*GIVEN TASK:* Scan the lines below; pull out those with "React".

*DATA EXTRACT:*
◇ ◇ ◇ ◇ ◇
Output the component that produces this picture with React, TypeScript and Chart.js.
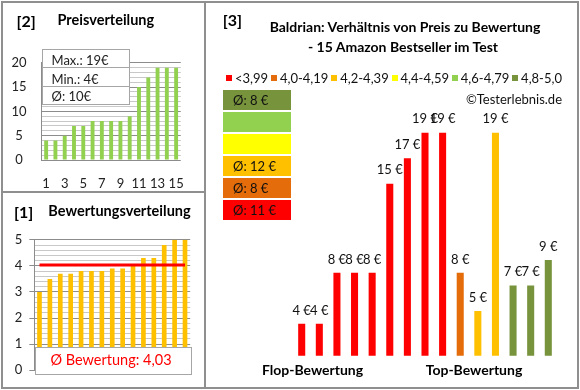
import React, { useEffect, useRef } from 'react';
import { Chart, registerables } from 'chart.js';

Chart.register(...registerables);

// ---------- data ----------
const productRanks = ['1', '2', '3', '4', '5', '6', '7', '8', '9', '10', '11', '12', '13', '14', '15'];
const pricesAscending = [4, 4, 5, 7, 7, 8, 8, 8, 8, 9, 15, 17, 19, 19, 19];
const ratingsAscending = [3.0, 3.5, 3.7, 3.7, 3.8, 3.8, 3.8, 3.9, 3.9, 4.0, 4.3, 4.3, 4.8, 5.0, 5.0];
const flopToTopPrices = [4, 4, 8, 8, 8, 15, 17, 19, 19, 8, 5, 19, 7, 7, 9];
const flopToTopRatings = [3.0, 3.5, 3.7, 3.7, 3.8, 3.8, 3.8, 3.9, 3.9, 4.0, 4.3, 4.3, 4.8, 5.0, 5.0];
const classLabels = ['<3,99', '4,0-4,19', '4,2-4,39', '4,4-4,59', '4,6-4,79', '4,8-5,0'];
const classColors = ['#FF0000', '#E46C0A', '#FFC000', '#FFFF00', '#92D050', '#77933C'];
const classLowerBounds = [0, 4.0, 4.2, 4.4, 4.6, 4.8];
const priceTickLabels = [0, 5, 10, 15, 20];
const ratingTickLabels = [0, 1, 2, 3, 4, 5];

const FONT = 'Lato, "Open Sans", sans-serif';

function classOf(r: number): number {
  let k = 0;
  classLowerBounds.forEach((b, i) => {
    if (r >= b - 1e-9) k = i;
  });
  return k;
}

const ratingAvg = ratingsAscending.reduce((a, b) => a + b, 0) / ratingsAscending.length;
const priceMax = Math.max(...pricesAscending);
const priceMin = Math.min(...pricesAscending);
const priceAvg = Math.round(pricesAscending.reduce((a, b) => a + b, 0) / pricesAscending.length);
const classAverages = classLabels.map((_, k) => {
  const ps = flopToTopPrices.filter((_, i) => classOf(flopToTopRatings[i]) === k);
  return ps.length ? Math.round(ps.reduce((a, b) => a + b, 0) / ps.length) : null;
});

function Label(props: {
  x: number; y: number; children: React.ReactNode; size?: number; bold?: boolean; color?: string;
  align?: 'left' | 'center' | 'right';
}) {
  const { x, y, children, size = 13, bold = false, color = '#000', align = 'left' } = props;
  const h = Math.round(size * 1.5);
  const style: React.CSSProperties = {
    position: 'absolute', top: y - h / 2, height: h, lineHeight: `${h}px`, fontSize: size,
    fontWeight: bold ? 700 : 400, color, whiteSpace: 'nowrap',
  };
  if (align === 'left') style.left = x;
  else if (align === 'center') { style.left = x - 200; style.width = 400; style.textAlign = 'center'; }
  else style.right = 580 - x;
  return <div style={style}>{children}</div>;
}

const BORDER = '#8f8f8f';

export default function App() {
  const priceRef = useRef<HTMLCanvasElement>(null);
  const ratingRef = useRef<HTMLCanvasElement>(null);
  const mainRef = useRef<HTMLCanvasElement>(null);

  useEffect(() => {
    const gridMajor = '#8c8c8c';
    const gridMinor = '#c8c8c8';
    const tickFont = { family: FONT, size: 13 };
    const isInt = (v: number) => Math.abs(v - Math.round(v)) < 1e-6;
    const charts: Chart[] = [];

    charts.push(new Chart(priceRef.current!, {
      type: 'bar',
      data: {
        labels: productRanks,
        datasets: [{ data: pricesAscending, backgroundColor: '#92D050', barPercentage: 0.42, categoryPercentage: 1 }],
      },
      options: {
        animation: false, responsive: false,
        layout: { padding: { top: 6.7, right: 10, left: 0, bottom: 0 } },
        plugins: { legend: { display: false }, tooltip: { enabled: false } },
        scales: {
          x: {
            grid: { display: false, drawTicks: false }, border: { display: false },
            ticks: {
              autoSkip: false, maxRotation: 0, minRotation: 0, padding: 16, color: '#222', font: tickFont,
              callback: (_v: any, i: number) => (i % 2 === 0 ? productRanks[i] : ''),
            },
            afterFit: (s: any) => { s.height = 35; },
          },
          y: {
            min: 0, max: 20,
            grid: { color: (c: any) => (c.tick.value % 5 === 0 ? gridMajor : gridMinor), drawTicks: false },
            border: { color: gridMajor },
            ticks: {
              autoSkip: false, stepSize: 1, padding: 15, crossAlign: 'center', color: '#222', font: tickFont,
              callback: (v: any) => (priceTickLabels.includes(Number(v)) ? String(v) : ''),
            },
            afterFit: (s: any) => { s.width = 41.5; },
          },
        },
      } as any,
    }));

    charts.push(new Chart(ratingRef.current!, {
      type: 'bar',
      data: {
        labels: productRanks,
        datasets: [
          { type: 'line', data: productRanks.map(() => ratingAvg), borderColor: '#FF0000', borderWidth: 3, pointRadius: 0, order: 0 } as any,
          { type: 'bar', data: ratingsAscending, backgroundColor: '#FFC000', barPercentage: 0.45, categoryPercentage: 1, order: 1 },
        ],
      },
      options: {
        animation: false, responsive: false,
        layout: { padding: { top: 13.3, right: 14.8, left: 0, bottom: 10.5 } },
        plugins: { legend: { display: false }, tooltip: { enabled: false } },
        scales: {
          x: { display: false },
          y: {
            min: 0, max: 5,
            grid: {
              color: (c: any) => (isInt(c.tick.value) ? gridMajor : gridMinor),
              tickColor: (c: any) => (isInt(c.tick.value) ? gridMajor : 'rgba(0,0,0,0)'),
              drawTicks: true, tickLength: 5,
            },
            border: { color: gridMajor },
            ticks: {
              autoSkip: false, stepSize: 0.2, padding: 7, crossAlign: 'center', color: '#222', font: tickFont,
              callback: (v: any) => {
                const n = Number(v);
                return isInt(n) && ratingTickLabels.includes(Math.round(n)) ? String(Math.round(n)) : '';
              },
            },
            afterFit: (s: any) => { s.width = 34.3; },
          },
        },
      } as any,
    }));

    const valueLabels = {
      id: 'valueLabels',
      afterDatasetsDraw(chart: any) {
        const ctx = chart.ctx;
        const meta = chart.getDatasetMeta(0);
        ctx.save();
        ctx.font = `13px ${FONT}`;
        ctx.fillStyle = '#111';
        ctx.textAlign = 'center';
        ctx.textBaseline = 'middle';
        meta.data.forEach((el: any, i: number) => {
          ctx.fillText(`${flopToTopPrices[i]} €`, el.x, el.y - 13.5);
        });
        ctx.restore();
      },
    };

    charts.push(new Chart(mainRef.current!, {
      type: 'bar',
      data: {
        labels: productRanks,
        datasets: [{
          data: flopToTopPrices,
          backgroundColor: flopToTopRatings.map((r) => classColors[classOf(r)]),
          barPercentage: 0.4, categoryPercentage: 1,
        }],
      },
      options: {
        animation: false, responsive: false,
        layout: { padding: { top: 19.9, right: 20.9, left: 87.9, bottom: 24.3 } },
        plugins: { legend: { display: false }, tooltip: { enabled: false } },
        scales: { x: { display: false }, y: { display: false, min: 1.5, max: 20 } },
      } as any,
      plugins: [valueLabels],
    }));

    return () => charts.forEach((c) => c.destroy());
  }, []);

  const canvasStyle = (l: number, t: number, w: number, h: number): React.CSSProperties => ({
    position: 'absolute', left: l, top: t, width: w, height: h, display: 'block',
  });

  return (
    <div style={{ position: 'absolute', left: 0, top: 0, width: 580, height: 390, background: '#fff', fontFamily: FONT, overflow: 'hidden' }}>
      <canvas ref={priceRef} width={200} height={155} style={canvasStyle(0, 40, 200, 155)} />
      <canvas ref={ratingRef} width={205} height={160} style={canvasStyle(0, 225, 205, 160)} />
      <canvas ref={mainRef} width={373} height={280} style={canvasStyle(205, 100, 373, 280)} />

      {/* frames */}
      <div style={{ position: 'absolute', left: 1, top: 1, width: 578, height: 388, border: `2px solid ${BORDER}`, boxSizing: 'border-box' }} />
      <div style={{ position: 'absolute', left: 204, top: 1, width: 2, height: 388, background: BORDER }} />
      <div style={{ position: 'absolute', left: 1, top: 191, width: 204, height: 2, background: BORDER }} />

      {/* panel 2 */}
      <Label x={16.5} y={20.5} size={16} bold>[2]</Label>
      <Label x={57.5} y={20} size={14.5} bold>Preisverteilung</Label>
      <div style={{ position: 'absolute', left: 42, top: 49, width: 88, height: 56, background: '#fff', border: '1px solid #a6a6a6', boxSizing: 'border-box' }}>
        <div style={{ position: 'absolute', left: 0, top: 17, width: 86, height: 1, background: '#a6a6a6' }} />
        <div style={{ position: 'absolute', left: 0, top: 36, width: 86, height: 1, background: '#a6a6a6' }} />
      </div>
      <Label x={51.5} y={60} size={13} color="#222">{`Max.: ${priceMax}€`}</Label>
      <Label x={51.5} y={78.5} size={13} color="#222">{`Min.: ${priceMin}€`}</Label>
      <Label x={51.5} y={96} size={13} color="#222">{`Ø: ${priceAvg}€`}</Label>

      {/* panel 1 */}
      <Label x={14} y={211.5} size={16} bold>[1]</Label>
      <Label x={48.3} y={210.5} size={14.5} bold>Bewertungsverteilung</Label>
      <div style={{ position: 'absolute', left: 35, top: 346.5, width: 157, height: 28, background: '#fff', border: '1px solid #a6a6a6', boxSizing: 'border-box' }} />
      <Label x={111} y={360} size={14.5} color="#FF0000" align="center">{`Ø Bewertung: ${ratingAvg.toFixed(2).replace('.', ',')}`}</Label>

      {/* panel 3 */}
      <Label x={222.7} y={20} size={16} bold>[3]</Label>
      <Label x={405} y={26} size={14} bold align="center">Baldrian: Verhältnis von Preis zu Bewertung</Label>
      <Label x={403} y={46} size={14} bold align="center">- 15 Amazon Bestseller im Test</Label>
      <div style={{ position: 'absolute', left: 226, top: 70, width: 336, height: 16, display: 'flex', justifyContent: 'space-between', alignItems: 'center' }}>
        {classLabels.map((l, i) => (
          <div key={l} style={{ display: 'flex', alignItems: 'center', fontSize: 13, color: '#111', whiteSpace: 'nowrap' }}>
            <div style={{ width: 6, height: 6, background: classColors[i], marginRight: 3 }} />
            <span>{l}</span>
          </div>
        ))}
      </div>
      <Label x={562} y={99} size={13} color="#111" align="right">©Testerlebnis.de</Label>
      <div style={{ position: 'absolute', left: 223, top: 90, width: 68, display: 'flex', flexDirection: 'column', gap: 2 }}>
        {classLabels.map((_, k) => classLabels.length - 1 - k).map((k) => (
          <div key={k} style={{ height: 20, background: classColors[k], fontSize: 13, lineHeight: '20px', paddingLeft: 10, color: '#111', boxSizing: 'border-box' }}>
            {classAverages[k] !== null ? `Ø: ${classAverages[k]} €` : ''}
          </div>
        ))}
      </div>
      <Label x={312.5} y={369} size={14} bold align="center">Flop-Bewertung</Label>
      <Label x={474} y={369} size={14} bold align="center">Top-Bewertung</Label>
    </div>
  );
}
◇ ◇ ◇ ◇ ◇
*FULL ANSWER:*
Output the component that produces this picture with React, TypeScript and Chart.js.
import React, { useEffect, useRef } from 'react';
  x: number; y: number; children: React.ReactNode; size?: number; bold?: boolean; color?: string;
  const style: React.CSSProperties = {
  const canvasStyle = (l: number, t: number, w: number, h: number): React.CSSProperties => ({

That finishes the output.